While I owe no explanation; its who I am. Its what is healing me.
-There are 4 sides to this situation; and when I say 4 – no I was the blindsided individual….you do the math. if you are reading, scrolling, screenshotting, etc. just remember: you are hearing MY “perspective”, these are MY feelings, and what I know from what I have been given.
-I am *not* asking for “sides” to be chosen. Period. I have had friends separate/divorce, and have maintained strong bonds with them separately; just know your place with me, and the lines of what I will share, and have your intentions be true.
-I am *NOT* accepting responsibility for this situation; in 20 years have I done my fair share of failing my relationship – 100%. At moments, I have been to blame for situations, I will own that. But reactions always come from actions.
-If it makes you uncomfortable reading my posts; unfriend me. Scroll past. I’m writing for myself – it silences the noise, it gives me moments of clarity, peace, and I’m able to go on with my day.
-I do not want “pity” – I too made the choice to “stay” after I had suspicions, and I chose to continue a facade.
-I am hurt. And that is lightly putting it. I’m expressive person, and I cannot even put this into words. Everything right now seems surreal.
-I am fragile. I was before this. Now I am superglued together but not dry. One bump, and I’m breaking, and too many times of regluing and it can’t be salvaged. When I say, I am trying, I am. I am trying to be strong for my children, I am trying to not let the tears fall because then he wins, I am trying to keep my bitterness hidden because I am the bigger person, I’m trying to heal the debilitating ache in my soul that takes my breathe away, makes the room spin, makes want to pass out and disappear, and there is no relief…
My mind already plays a daily battle against itself with self hate, self worth, self love, add this and there is no rest for the wicked. Its a broken record on repeat….
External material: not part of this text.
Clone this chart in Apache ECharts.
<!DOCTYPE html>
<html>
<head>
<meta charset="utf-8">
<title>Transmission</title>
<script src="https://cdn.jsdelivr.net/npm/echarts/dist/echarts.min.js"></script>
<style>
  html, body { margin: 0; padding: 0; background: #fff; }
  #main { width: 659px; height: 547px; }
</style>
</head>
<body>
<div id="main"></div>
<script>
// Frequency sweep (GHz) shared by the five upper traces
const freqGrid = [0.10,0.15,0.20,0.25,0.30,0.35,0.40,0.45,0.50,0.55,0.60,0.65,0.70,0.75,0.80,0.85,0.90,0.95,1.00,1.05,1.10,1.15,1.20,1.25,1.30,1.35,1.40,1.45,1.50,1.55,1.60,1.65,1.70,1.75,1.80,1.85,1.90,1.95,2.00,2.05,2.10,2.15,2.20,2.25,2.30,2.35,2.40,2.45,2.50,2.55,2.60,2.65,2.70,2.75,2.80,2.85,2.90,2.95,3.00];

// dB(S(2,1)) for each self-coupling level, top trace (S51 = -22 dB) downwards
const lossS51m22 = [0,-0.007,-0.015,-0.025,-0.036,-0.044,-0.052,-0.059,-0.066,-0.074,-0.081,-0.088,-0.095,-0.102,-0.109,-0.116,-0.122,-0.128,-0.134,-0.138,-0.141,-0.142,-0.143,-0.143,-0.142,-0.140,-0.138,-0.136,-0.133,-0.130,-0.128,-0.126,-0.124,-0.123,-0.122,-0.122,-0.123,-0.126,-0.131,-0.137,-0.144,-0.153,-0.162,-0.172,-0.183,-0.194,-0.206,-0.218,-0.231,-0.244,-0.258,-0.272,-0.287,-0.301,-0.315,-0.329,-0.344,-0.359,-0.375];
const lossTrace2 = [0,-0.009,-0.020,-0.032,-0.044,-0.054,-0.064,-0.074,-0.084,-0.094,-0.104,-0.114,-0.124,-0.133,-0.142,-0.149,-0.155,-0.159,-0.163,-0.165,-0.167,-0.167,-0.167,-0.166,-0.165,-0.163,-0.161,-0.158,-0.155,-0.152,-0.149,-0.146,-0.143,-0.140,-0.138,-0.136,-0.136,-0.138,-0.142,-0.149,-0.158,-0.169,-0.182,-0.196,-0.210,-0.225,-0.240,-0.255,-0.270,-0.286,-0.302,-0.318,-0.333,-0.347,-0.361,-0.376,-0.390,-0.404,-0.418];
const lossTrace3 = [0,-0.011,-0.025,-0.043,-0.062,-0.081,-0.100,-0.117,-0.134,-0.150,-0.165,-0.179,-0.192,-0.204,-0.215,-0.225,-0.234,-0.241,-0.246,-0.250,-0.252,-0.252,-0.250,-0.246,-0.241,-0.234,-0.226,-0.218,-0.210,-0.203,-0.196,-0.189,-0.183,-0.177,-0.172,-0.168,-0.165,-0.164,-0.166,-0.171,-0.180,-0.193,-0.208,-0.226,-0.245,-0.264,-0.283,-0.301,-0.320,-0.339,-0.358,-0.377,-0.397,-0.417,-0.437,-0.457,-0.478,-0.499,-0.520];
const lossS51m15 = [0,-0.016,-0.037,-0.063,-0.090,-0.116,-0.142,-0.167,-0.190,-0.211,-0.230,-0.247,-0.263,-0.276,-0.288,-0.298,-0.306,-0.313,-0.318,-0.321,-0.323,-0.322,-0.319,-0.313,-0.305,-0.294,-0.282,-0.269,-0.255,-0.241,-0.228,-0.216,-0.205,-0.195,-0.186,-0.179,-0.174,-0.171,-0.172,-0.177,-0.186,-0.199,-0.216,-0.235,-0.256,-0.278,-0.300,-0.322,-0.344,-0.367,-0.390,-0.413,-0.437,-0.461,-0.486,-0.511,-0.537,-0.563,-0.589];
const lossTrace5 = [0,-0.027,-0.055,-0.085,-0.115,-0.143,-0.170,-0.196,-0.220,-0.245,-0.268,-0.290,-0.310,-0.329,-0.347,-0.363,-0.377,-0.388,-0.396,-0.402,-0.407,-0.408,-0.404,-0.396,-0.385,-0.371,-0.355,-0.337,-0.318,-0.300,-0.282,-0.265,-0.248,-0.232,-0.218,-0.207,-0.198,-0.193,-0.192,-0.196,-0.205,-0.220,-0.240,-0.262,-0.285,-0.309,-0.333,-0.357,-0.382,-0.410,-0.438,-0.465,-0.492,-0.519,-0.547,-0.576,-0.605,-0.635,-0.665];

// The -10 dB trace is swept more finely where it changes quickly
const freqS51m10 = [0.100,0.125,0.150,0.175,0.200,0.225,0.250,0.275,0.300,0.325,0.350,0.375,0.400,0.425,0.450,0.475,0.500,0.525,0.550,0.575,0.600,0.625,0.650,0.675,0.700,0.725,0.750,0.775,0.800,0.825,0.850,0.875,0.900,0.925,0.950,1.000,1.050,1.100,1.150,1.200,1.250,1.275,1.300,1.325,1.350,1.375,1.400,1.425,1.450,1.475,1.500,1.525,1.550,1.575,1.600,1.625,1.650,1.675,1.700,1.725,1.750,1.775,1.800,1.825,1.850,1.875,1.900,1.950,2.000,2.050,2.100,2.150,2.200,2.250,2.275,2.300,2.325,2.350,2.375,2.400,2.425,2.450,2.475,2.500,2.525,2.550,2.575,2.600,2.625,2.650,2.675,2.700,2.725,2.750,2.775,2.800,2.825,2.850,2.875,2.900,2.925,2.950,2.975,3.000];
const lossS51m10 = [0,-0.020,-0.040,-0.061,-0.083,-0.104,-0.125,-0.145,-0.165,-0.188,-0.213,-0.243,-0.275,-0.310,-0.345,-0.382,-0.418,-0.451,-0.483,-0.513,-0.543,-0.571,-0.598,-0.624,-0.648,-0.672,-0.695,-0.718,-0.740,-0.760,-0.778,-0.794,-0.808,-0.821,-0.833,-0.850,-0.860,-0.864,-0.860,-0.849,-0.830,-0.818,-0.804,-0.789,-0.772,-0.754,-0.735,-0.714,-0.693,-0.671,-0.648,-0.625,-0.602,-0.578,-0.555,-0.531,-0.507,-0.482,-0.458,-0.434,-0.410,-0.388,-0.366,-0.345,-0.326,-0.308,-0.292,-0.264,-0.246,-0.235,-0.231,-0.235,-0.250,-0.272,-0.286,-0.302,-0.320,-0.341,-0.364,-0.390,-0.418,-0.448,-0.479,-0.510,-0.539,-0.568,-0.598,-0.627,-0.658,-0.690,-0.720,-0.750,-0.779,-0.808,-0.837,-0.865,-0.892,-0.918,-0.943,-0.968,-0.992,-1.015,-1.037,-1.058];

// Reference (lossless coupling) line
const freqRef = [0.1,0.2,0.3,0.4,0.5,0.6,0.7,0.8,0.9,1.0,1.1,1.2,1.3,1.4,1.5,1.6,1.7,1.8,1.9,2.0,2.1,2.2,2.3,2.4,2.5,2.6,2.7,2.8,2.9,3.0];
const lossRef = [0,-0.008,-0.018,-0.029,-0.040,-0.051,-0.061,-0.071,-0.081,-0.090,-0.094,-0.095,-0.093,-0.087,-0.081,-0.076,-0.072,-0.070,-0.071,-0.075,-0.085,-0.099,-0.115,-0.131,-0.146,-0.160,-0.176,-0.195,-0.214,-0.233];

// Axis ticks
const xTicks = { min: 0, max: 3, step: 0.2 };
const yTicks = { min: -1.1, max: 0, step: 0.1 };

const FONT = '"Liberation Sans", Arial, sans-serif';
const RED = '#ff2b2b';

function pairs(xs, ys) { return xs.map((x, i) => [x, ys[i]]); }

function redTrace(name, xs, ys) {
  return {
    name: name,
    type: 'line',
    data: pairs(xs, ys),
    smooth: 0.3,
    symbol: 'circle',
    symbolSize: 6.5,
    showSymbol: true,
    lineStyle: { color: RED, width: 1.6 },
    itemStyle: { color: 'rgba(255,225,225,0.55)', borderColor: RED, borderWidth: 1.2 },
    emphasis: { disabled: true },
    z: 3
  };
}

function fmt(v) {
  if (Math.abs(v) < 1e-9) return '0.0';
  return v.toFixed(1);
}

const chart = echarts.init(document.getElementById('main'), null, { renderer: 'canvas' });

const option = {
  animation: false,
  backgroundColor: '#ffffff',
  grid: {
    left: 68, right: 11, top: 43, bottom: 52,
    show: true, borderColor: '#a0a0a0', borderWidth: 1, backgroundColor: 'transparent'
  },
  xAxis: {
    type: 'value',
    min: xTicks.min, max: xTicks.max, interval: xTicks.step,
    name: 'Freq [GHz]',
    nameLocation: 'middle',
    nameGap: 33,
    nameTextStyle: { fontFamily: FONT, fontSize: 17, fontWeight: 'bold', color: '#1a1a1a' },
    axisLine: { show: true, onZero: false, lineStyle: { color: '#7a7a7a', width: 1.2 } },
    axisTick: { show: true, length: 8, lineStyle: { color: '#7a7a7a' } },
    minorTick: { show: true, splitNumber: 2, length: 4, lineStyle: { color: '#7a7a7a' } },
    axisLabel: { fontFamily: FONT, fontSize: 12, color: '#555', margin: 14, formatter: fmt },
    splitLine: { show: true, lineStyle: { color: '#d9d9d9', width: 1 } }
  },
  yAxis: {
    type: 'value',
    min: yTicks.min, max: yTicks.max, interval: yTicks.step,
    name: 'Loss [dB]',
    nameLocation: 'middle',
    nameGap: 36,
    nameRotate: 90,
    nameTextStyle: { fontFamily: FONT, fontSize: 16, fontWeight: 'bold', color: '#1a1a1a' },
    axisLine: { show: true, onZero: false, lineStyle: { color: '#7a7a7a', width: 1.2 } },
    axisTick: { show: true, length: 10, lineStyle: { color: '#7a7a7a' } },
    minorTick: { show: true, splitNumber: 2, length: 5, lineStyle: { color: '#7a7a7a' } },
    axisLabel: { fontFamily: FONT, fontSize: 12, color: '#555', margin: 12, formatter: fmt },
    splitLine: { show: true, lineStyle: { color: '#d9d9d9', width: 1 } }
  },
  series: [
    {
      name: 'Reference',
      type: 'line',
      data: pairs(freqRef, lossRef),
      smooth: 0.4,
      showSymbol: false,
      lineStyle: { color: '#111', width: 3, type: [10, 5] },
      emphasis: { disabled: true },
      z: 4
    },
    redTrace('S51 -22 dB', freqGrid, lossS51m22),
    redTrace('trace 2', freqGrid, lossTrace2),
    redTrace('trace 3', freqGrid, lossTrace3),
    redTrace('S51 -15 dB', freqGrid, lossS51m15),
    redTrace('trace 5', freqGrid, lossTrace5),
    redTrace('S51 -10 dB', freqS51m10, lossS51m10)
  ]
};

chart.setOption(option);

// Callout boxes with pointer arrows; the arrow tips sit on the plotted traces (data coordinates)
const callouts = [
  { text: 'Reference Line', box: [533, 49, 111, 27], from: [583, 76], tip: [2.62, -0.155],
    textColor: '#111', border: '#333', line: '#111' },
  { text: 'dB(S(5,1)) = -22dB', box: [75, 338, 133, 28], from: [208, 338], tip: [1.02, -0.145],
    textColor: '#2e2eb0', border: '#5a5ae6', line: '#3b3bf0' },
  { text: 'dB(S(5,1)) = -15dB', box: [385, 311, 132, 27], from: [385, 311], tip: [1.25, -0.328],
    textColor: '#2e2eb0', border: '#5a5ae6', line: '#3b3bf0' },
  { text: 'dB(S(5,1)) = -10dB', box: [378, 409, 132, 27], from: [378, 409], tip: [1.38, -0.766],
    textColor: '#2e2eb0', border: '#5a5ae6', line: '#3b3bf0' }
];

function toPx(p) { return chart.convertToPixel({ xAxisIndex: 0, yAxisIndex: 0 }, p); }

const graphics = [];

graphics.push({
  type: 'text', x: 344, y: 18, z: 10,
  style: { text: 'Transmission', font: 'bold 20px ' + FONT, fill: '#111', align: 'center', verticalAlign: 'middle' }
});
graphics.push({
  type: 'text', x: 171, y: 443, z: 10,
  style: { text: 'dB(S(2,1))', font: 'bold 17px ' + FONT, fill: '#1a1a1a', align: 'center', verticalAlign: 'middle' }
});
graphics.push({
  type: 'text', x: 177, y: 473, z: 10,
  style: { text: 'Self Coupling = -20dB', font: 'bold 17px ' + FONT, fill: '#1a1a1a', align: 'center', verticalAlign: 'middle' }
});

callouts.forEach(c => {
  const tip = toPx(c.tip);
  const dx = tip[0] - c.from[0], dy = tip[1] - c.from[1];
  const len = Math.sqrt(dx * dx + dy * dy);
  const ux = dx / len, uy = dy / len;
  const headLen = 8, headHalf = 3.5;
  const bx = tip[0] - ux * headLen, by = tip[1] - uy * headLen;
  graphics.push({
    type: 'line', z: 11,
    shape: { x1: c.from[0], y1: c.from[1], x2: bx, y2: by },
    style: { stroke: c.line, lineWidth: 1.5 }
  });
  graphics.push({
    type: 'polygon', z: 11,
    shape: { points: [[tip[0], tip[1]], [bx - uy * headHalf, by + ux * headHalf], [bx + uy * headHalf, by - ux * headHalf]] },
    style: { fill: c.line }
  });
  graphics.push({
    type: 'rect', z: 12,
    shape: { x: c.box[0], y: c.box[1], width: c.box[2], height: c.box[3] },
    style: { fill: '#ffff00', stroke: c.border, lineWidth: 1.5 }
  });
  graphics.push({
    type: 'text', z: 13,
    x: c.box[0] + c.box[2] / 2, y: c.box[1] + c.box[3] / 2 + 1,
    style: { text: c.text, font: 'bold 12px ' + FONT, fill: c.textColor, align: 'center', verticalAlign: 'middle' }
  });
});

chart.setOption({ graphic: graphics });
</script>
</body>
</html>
I’d love to say I won’t be sharing anything further; but my heart is saying its not OK to continue to cover up and protect…but my mind knows the amount there is to “loose”…..
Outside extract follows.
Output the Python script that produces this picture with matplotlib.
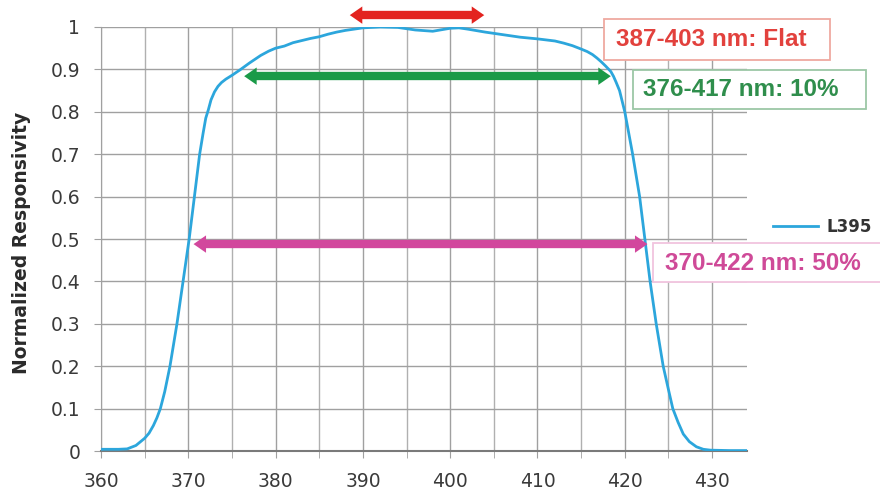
" normalized responsivity of the L395 filter with bandwidth markers "
import matplotlib
matplotlib.use("Agg")
import matplotlib.pyplot as plt
from matplotlib.patches import Rectangle

plt.rcParams.update({"font.family": ["DejaVu Sans"]})

# spectral response
wl = [360, 361, 362, 363, 364, 365, 365.5, 366, 366.4, 366.8, 367.3, 367.9,
      368.3, 368.7, 369.4, 370.1, 370.7, 371.3, 371.7, 372.0, 372.3, 372.6,
      373.0, 373.4, 373.8, 374.3, 375, 376, 377, 378.3, 379.2, 380, 381, 382,
      383, 384, 385, 386, 387, 388, 389, 390, 392, 394, 396, 398, 400, 401,
      402, 404, 406, 408, 410, 412, 413, 414, 415, 415.7, 416.3, 416.8, 417.3,
      417.8, 418.4, 418.7, 419, 419.4, 419.7, 420, 420.45, 420.9, 421.7,
      422.3, 422.9, 423.6, 424.4, 425, 425.5, 426.1, 426.7, 427.4, 428.2,
      429, 429.8, 432, 434]
resp = [0.004, 0.004, 0.004, 0.005, 0.013, 0.03, 0.042, 0.06, 0.078, 0.1,
        0.14, 0.2, 0.25, 0.3, 0.4, 0.5, 0.6, 0.7, 0.75, 0.785, 0.805, 0.828,
        0.847, 0.86, 0.869, 0.877, 0.886, 0.9, 0.915, 0.933, 0.943, 0.95,
        0.955, 0.963, 0.968, 0.973, 0.977, 0.983, 0.988, 0.992, 0.995, 0.998,
        1.0, 0.999, 0.993, 0.99, 0.997, 0.998, 0.995, 0.988, 0.982, 0.976,
        0.972, 0.967, 0.962, 0.956, 0.948, 0.942, 0.935, 0.927, 0.918, 0.908,
        0.895, 0.884, 0.87, 0.85, 0.825, 0.8, 0.75, 0.7, 0.6, 0.5, 0.4, 0.3,
        0.2, 0.145, 0.1, 0.068, 0.04, 0.022, 0.01, 0.004, 0.002, 0.001, 0.001]

# bandwidth markers: arrow ends, height, label
band_start = [388.5, 376.4, 370.6]
band_end = [403.9, 418.4, 422.6]
band_y = [1.028, 0.884, 0.488]
band_text = ["387-403 nm: Flat", "376-417 nm: 10%", "370-422 nm: 50%"]
arrow_col = ["#E3231F", "#1A9A48", "#D2479D"]
text_col = ["#E2413D", "#2F8E4C", "#CF4A98"]
edge_col = ["#EFA9A0", "#9CC7A6", "#F1C4DE"]
# label boxes as pixel rectangles (left, top, right, bottom) and text anchor
box_px = [(604, 19, 830, 60), (633, 70, 866, 109), (653, 243, 886, 282)]
text_px = [(616, 40), (643, 90), (665, 263)]

W, H = 880, 490
fig = plt.figure(figsize=(8.8, 4.9), dpi=100)
ax = fig.add_axes([101 / W, 1 - 451 / H, 646 / W, 424 / H])

ax.plot(wl, resp, color="#2CA6DC", lw=2.0, label="L395", zorder=3)

ax.set_xlim(360, 434)
ax.set_ylim(0, 1)
ax.set_xticks(range(360, 431, 10))
ax.set_xticks(range(365, 431, 10), minor=True)
ax.set_yticks([i / 10 for i in range(11)])
ax.set_yticklabels(["0", "0.1", "0.2", "0.3", "0.4", "0.5", "0.6", "0.7",
                    "0.8", "0.9", "1"])
ax.grid(True, which="major", color="#A0A0A0", lw=1.0)
ax.grid(True, which="minor", axis="x", color="#B0B0B0", lw=1.0)
ax.tick_params(which="both", length=5, color="#A0A0A0", labelsize=13.5,
               labelcolor="#3A3A3A")
ax.tick_params(axis="x", which="both", pad=10)
ax.tick_params(axis="y", pad=10)
for side in ["top", "right"]:
    ax.spines[side].set_visible(False)
ax.spines["left"].set_color("#A0A0A0")
ax.spines["bottom"].set_color("#7A7A7A")
ax.spines["bottom"].set_linewidth(1.5)
ax.set_ylabel("Normalized Responsivity", fontsize=13.5, fontweight="bold",
              color="#2A2A2A")
ax.yaxis.set_label_coords(-0.109, 0.49)

# head length in nm, so the shaft stops under the arrow heads
head = 1.2
for i in range(len(band_text)):
    y = band_y[i]
    ax.plot([band_start[i] + head, band_end[i] - head], [y, y], lw=6.0,
            color=arrow_col[i], solid_capstyle="butt", clip_on=False,
            zorder=4)
    for end, sgn in ((band_start[i], 1), (band_end[i], -1)):
        ax.annotate("", xy=(end, y), xytext=(end + sgn * 2.5, y),
                    annotation_clip=False,
                    arrowprops=dict(arrowstyle="simple,head_width=1.25,"
                                    "head_length=0.9,tail_width=0.4",
                                    color=arrow_col[i], lw=0, shrinkA=0,
                                    shrinkB=0, mutation_scale=10),
                    zorder=4)
    x0, y0, x1, y1 = box_px[i]
    fig.add_artist(Rectangle((x0 / W, 1 - y1 / H), (x1 - x0) / W,
                             (y1 - y0) / H, transform=fig.transFigure,
                             fc="white", ec=edge_col[i], lw=1.3, zorder=5))
    tx, ty = text_px[i]
    fig.text(tx / W, 1 - ty / H, band_text[i], color=text_col[i],
             fontsize=17.5, fontweight="bold", va="center", ha="left",
             family=["Liberation Sans", "DejaVu Sans"], zorder=6)

fig.legend(loc="center left", bbox_to_anchor=(773 / W, 1 - 227 / H),
           frameon=False, borderpad=0, borderaxespad=0, handlelength=2.7,
           handletextpad=0.5, prop={"size": 12, "weight": "bold"},
           labelcolor="#333333")

fig.savefig("out.png", dpi=100)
So again – you can choose whether or not you follow me/friend me or unblock me. 

⁑ DISCLAIMER ⁑
Remember: you are reading MY “perspective” of given events. These writings are MY feelings; whether they are present tense – written in the moment, past tense – drafted during the day, or anticipated – futuristic. All information provided is what I know from the information I have been given. As with any and every situation there are multiple sides to share the account. It is at the discretion of the reader to which side they favor.